Q. Is there anything we can do about it?
A. Definitely. The first thing we need to do is begin to talk about the problem. When it comes to taking action, we need to move carefully but we need to move. Poor boys and boys of color are really struggling right now. And they are going to need some dramatic help to get them back on track. When it comes to middle class boys, we can help them by changing some things about the classroom—allow for more physical movement, more recess, more hands-on activity, boys-friendly reading instruction. Boy-friendly books. Writing teachers who understand and celebrate the way boys write and think. We need teachers and administrators that encourage boys to stay engaged in learning.

Q. Why should we care?
A. At all but the very highest income levels, our country is bifurcating into two groups: educated women and less educated men. That division will have massive implications for the way our children live their lives—their opportunities, their career choices, what they do, who they marry, how they raise their children, if they can afford to retire. As parents and educators, I think we need to decide—is this what we want?

Q. What made you tackle this subject?
A. A while back, I wrote a cover story for Newsweek about the underachievement of boys in school. My reporting showed how boys were demonstrably falling behind in the educational realm. When the story came out, it set off a deluge of responses. Feminist academics insisted it was girls not boys, who needed our attention. But parents, hundreds of them, wrote to thank me for addressing the central drama of their lives—the underachievement of their boys in school. Teachers contacted me and asked me to write more. I was intrigued.

Q. If this is such a big problem, how come it hasn't been talked about more?
A. There are people in public life who talk about gender and school as if it's a see saw. If boys are up, then girls are down. If girls are up, then boys are down. But that's a false model. The lives of our children, boy and girls, are intertwined. There are a lot of concerned parents, educators and policy makers who, while they don't want to take away from the astonishing gains our young women are making, are starting to realize that we can no longer ignore what's happening to boys

Q. Tell us a little about your background?
A. I am a grateful recipient of the gains achieved by the feminist movement. I am also the mother of sons. I approached this subject as a veteran investigative reporter, not an ideologue. I went where the facts took me.

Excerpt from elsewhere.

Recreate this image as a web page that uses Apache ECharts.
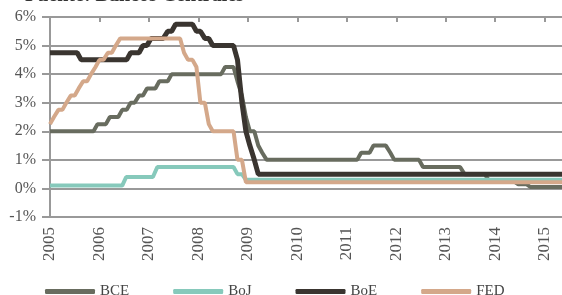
<!DOCTYPE html>
<html>
<head>
<meta charset="utf-8">
<style>
    html, body { margin: 0; padding: 0; background: #fff; }
    #chart { width: 562px; height: 295px; }
</style>
<script src="https://cdn.jsdelivr.net/npm/echarts@6/dist/echarts.min.js"></script>
</head>
<body>
<div id="chart"></div>
<script>
// años del eje x y marcas del eje y
var years = [2005, 2006, 2007, 2008, 2009, 2010, 2011, 2012, 2013, 2014, 2015];
var yTicks = [-1, 0, 1, 2, 3, 4, 5, 6];

// tipos oficiales, [año, %]
var bce = [[2005.0, 2.0], [2005.88, 2.0], [2005.96, 2.25], [2006.13, 2.25], [2006.21, 2.5], [2006.38, 2.5],
    [2006.46, 2.75], [2006.55, 2.75], [2006.63, 3.0], [2006.71, 3.0], [2006.8, 3.25], [2006.88, 3.25],
    [2006.96, 3.5], [2007.13, 3.5], [2007.21, 3.75], [2007.38, 3.75], [2007.46, 4.0], [2008.46, 4.0],
    [2008.54, 4.25], [2008.71, 4.25], [2008.79, 3.75], [2008.88, 3.25], [2008.96, 2.5], [2009.04, 2.0],
    [2009.13, 2.0], [2009.21, 1.5], [2009.29, 1.25], [2009.38, 1.0], [2011.21, 1.0], [2011.29, 1.25],
    [2011.46, 1.25], [2011.54, 1.5], [2011.79, 1.5], [2011.88, 1.25], [2011.96, 1.0], [2012.46, 1.0],
    [2012.54, 0.75], [2013.29, 0.75], [2013.38, 0.5], [2013.79, 0.5], [2013.88, 0.25], [2014.38, 0.25],
    [2014.46, 0.15], [2014.63, 0.15], [2014.71, 0.05], [2015.35, 0.05]];
var boj = [[2005.0, 0.1], [2006.46, 0.1], [2006.54, 0.4], [2007.08, 0.4], [2007.17, 0.75], [2008.71, 0.75],
    [2008.79, 0.5], [2008.88, 0.5], [2008.96, 0.3], [2015.35, 0.3]];
var boe = [[2005.0, 4.75], [2005.55, 4.75], [2005.63, 4.5], [2006.55, 4.5], [2006.63, 4.75], [2006.8, 4.75],
    [2006.88, 5.0], [2006.96, 5.0], [2007.04, 5.25], [2007.29, 5.25], [2007.38, 5.5], [2007.46, 5.5],
    [2007.54, 5.75], [2007.88, 5.75], [2007.96, 5.5], [2008.04, 5.5], [2008.13, 5.25], [2008.21, 5.25],
    [2008.29, 5.0], [2008.71, 5.0], [2008.79, 4.5], [2008.88, 3.0], [2008.96, 2.0], [2009.04, 1.5],
    [2009.13, 1.0], [2009.21, 0.5], [2015.35, 0.5]];
var fed = [[2005.0, 2.25], [2005.08, 2.5], [2005.17, 2.75], [2005.25, 2.75], [2005.33, 3.0], [2005.42, 3.25],
    [2005.5, 3.25], [2005.58, 3.5], [2005.67, 3.75], [2005.75, 3.75], [2005.83, 4.0], [2005.92, 4.25],
    [2006.0, 4.5], [2006.08, 4.5], [2006.17, 4.75], [2006.25, 4.75], [2006.33, 5.0], [2006.42, 5.25],
    [2007.63, 5.25], [2007.71, 4.75], [2007.79, 4.5], [2007.88, 4.5], [2007.96, 4.25], [2008.04, 3.0],
    [2008.13, 3.0], [2008.21, 2.25], [2008.29, 2.0], [2008.71, 2.0], [2008.79, 1.0], [2008.88, 1.0],
    [2008.96, 0.22], [2015.35, 0.22]];

(function () {
    'use strict';
    var myChart = echarts.init(document.getElementById('chart'));
    var serif = '"Liberation Serif", "DejaVu Serif", serif';
    var gray = '#999';

    function line(name, data, color, width) {
        return {
            name: name,
            type: 'line',
            data: data,
            xAxisIndex: 0,
            showSymbol: false,
            symbol: 'none',
            lineStyle: { color: color, width: width },
            itemStyle: { color: color }
        };
    }

    var option = {
        animation: false,
        title: {
            text: 'Fuente: Bancos Centrales',
            left: 20,
            top: -19,
            textStyle: { fontFamily: serif, fontSize: 20, fontWeight: 'bold', color: '#333' }
        },
        grid: { left: 50, right: 0, top: 17, bottom: 78 },
        legend: {
            top: 279,
            left: 40,
            icon: 'roundRect',
            itemWidth: 50,
            itemHeight: 5,
            itemGap: 44,
            textStyle: { fontFamily: serif, fontSize: 15, color: '#444' },
            data: ['BCE', 'BoJ', 'BoE', 'FED']
        },
        xAxis: [{
            type: 'value',
            position: 'bottom',
            min: 2005,
            max: 2015.35,
            interval: 1,
            axisLine: { show: false },
            axisTick: { show: false },
            splitLine: { show: false },
            axisLabel: {
                rotate: 90,
                margin: 10,
                customValues: years,
                fontFamily: serif,
                fontSize: 17,
                color: '#555',
                formatter: function (v) { return String(v); }
            }
        }, {
            // eje con marcas sobre el 0%
            type: 'value',
            position: 'top',
            min: 2005,
            max: 2015.35,
            interval: 1,
            axisLine: { show: true, onZero: true, lineStyle: { color: gray, width: 2 } },
            axisTick: { show: true, inside: true, length: 5, customValues: years, lineStyle: { color: gray, width: 2 } },
            axisLabel: { show: false },
            splitLine: { show: false }
        }],
        yAxis: {
            type: 'value',
            min: -1,
            max: 6,
            interval: 1,
            axisLine: { show: true, lineStyle: { color: gray, width: 2 } },
            axisTick: { show: true, length: 8, lineStyle: { color: gray, width: 2 } },
            splitLine: { show: true, lineStyle: { color: gray, width: 2 } },
            axisLabel: {
                margin: 14,
                fontFamily: serif,
                fontSize: 16,
                color: '#555',
                formatter: function (v) { return yTicks.indexOf(v) >= 0 ? v + '%' : ''; }
            }
        },
        series: [
            line('BCE', bce, '#686c5f', 4),
            line('BoJ', boj, '#86c9bb', 4),
            line('BoE', boe, '#3a3530', 5),
            line('FED', fed, '#d4a88a', 4)
        ]
    };
    myChart.setOption(option);
    window.addEventListener('resize', function () {
        myChart.resize();
    });
})();
</script>
</body>
</html>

Q. What will it take for things to change?
A. Parents and teachers are starting to get it. And they're starting to reach out to find solutions to the problem. But we're not going to get anywhere until we have national leadership on this issue. We need politicians who will trust that the American people are sophisticated enough to have a nuanced discussion about gender and education. Who will politely ignore those radical elements that try to shut down the discussion by insisting that when we talk about gender and education we should focus solely on the struggles of girls. I think we're moving closer to that moment. I hope my book can help get us there.